National Party candidate Mike Butterick with Judith Collins at Martinborough Bookshop on July 3, during a function promoting Collins’ book, Pull No Punches. PHOTO/SUPPLIED

KAREN COLTMAN
[email protected]

The National Party caucus took less than 24 hours to hand over the leadership of its 2020 election campaign to Judith Collins, and Wairarapa’s NZ First-list MP Ron Mark has called this move a “game changer”.

“Nobody should underestimate what this will do,” Mark said. “Collins has coveted this position for a long time and means business.”

It would be foolish for Labour to take anything for granted after the Tuesday night appointment of the experienced Collins to replace short-lived Leader of the Opposition Todd Muller, he said.

“She has clearly put Labour on notice and National is ready for the fight. I have respect for both Collins and her deputy Gerry Brownlee and this reshapes the ground for post-election negotiations with NZ First.”

But Wairarapa Labour-list MP Kieran McAnulty said it made no difference whatsoever to him and he had heard already that Collins adversarial approach was not liked.

“Her divisiveness is a style I don’t think Wairarapa people want,” McAnulty said.

In national media ‘Crusher Collins’ confirmed she is “100 per cent ready to go”. She also mentioned she was raised in a Labour Party supporting family and was “conservative and liberal”.

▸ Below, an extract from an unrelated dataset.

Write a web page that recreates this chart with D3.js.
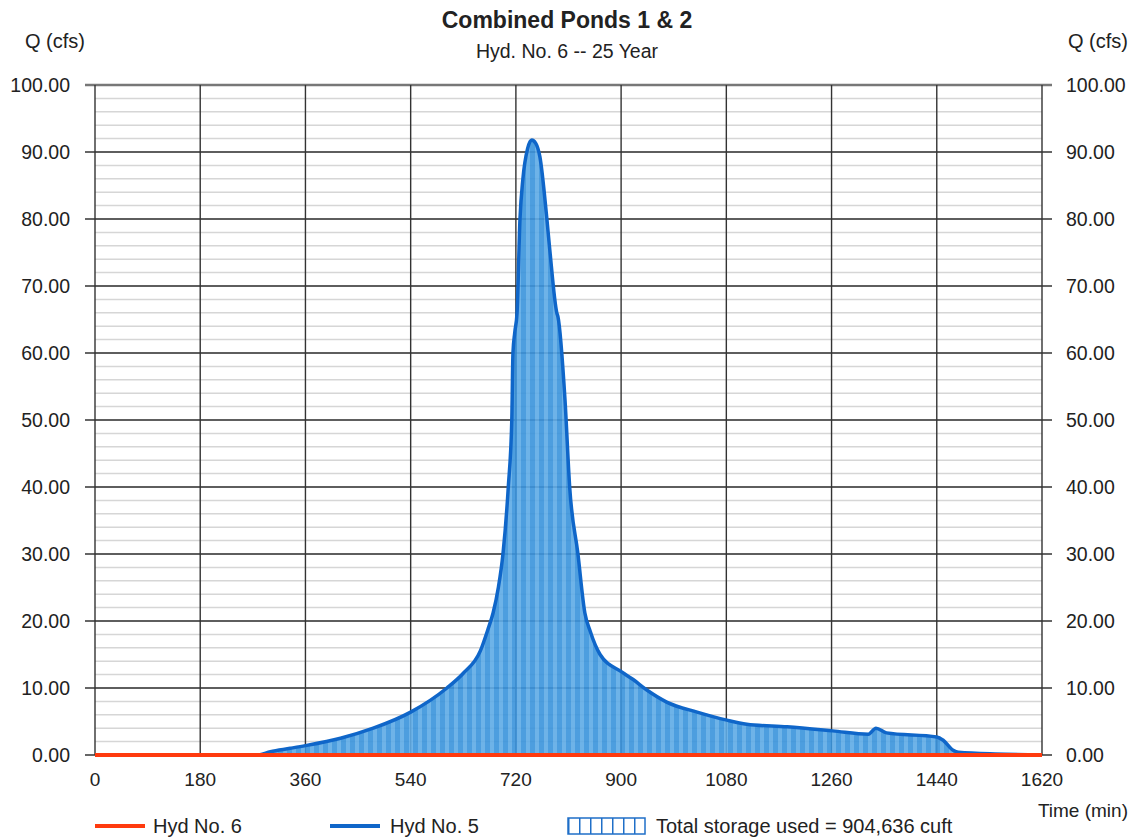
<!DOCTYPE html>
<html>
<head>
  <style>
    body { margin: 0; background: #fff; }
    text { font-family: "Liberation Sans", Arial, sans-serif; fill: #222; }
  </style>
</head>
<body>
  <svg id="chart" width="1139" height="838"></svg>
  <script src="https://d3js.org/d3.v7.min.js"></script>
  <script>
    // Hyd No. 5 (inflow) hydrograph
    const hyd5Time = [0, 279, 300, 334, 360, 420, 476, 540, 602, 630, 659, 672, 681, 690, 698, 707, 713, 715, 718, 722, 727, 732, 740, 747, 754, 761, 773, 778, 790, 792, 804, 812, 826, 838, 847, 864, 901, 920, 944, 978, 1030, 1081, 1115, 1184, 1262, 1323, 1336, 1354, 1440, 1451, 1468, 1477, 1540, 1620]
    const hyd5Q    = [0, 0, 0.5, 1.0, 1.4, 2.5, 4.0, 6.4, 10.0, 12.2, 15.5, 18.7, 21.2, 25.0, 30.1, 40.0, 50.0, 60.0, 63.0, 66.0, 80.0, 86.0, 90.5, 91.8, 91.3, 89.3, 80.0, 75.4, 66.0, 65.4, 53.0, 40.0, 30.1, 21.2, 18.5, 15.0, 12.4, 11.3, 9.7, 7.9, 6.4, 5.2, 4.6, 4.2, 3.6, 3.1, 4.0, 3.3, 2.7, 2.2, 0.7, 0.4, 0.15, 0.05]
    // Hyd No. 6 (outflow) hydrograph
    const hyd6Time = [0, 1620]
    const hyd6Q    = [0, 0]

    const xTicks = [0, 180, 360, 540, 720, 900, 1080, 1260, 1440, 1620]
    const yTicks = [0, 10, 20, 30, 40, 50, 60, 70, 80, 90, 100]
    const yMinor = d3.range(0, 101, 2)

    const svg = d3.select('#chart')
    const plotL = 95, plotR = 1042, plotT = 85, plotB = 755

    const x = d3.scaleLinear().domain([0, 1620]).range([plotL, plotR])
    const y = d3.scaleLinear().domain([0, 100]).range([plotB, plotT])

    // stripe pattern for the storage fill
    const defs = svg.append('defs')
    const pat = defs.append('pattern').attr('id', 'stripes')
      .attr('patternUnits', 'userSpaceOnUse').attr('width', 9).attr('height', 10)
    pat.append('rect').attr('width', 9).attr('height', 10).attr('fill', '#3a93dc')
    pat.append('rect').attr('x', 4).attr('width', 4).attr('height', 10).attr('fill', '#5eabe6')

    const legPat = defs.append('pattern').attr('id', 'legstripes')
      .attr('patternUnits', 'userSpaceOnUse').attr('width', 11).attr('height', 20).attr('x', 568)
    legPat.append('rect').attr('width', 11).attr('height', 20).attr('fill', '#fff')
    legPat.append('rect').attr('width', 1.5).attr('height', 20).attr('fill', '#1f6fc8')

    // minor gridlines
    svg.append('g').selectAll('line').data(yMinor).join('line')
      .attr('x1', plotL).attr('x2', plotR)
      .attr('y1', d => y(d)).attr('y2', d => y(d))
      .attr('stroke', '#d6d6d6').attr('stroke-width', 1.5)

    // major gridlines
    svg.append('g').selectAll('line').data(yTicks).join('line')
      .attr('x1', plotL - 10).attr('x2', plotR + 10)
      .attr('y1', d => y(d)).attr('y2', d => y(d))
      .attr('stroke', d => d === 100 ? '#777' : '#333').attr('stroke-width', d => d === 100 ? 2.5 : 1.4)
    svg.append('g').selectAll('line').data(xTicks).join('line')
      .attr('x1', d => x(d)).attr('x2', d => x(d))
      .attr('y1', plotT).attr('y2', plotB)
      .attr('stroke', '#333').attr('stroke-width', 1.4)

    const pts = hyd5Time.map((t, i) => [t, hyd5Q[i]])
    const area = d3.area().x(d => x(d[0])).y0(y(0)).y1(d => y(d[1])).curve(d3.curveMonotoneX)
    const line = d3.line().x(d => x(d[0])).y(d => y(d[1])).curve(d3.curveMonotoneX)

    svg.append('path').datum(pts).attr('d', area)
      .attr('fill', 'url(#stripes)').attr('fill-opacity', 0.9)
    svg.append('path').datum(pts).attr('d', line)
      .attr('fill', 'none').attr('stroke', '#0f66c9').attr('stroke-width', 3.5)

    const pts6 = hyd6Time.map((t, i) => [t, hyd6Q[i]])
    svg.append('path').datum(pts6).attr('d', d3.line().x(d => x(d[0])).y(d => y(d[1])))
      .attr('fill', 'none').attr('stroke', '#ff3a0e').attr('stroke-width', 4)

    // axis labels
    svg.append('g').selectAll('text').data(yTicks).join('text')
      .attr('x', 70).attr('y', d => y(d) + 7).attr('text-anchor', 'end')
      .attr('font-size', 19.5).text(d => d.toFixed(2))
    svg.append('g').selectAll('text').data(yTicks).join('text')
      .attr('x', 1066).attr('y', d => y(d) + 7)
      .attr('font-size', 19.5).text(d => d.toFixed(2))
    svg.append('g').selectAll('text').data(xTicks).join('text')
      .attr('x', d => x(d)).attr('y', 786).attr('text-anchor', 'middle')
      .attr('font-size', 19).text(d => d)

    // titles
    svg.append('text').attr('x', 567).attr('y', 28).attr('text-anchor', 'middle')
      .attr('font-size', 23).attr('font-weight', 'bold').text('Combined Ponds 1 & 2')
    svg.append('text').attr('x', 567).attr('y', 58).attr('text-anchor', 'middle')
      .attr('font-size', 19.5).text('Hyd. No. 6 -- 25 Year')
    svg.append('text').attr('x', 25).attr('y', 48).attr('font-size', 20).text('Q (cfs)')
    svg.append('text').attr('x', 1128).attr('y', 48).attr('text-anchor', 'end').attr('font-size', 20).text('Q (cfs)')
    svg.append('text').attr('x', 1128).attr('y', 817).attr('text-anchor', 'end')
      .attr('font-size', 19).text('Time (min)')

    // legend
    svg.append('line').attr('x1', 95).attr('x2', 145).attr('y1', 826).attr('y2', 826)
      .attr('stroke', '#ff3a0e').attr('stroke-width', 4)
    svg.append('text').attr('x', 153).attr('y', 833).attr('font-size', 20).text('Hyd No. 6')
    svg.append('line').attr('x1', 330).attr('x2', 380).attr('y1', 826).attr('y2', 826)
      .attr('stroke', '#0f66c9').attr('stroke-width', 4)
    svg.append('text').attr('x', 390).attr('y', 833).attr('font-size', 20).text('Hyd No. 5')
    svg.append('rect').attr('x', 568).attr('y', 818).attr('width', 77).attr('height', 16)
      .attr('fill', 'url(#legstripes)').attr('stroke', '#1f6fc8').attr('stroke-width', 1.5)
    svg.append('text').attr('x', 656).attr('y', 833).attr('font-size', 20).text('Total storage used = 904,636 cuft')
  </script>
</body>
</html>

And in the style of Labour Party leader Jacinda Ardern in 2017 when she accepted the leadership with a, “Let’s do this”, on Tuesday night Collins said, “Let’s just do it”.

“We want to take back the government and here is my front bench.”

When asked why it took three times to get the top job, she confidently said to John Campbell on TVNZ Breakfast: “Why would you stop someone putting their hand up for something if they might lose? The fact is nothing would get done”.

National’s Wairarapa electorate chairman David Holmes said National has only had one female leader, Jenny Shipley, who took over from then prime minister Jim Bolger more than 20 years ago.

“Collins will not take any rubbish from anyone,” Holmes said. “She is strong.

“We have stability now and there is real competition being taken to Labour and this is what we want and expect.

“This is exciting as it is back to old style politics. When Muldoon had a debate here in Masterton he loved it more and more when questions were fired at him. Collins will respond well to this style too.”

At former ACT MP Deborah Coddington’s bookshop in Martinborough where she promoted her book, Pull No Punches, earlier this month, Collins said in political life, “The higher you go, the harder you fall”.

Who falls at the election is now the question to be answered.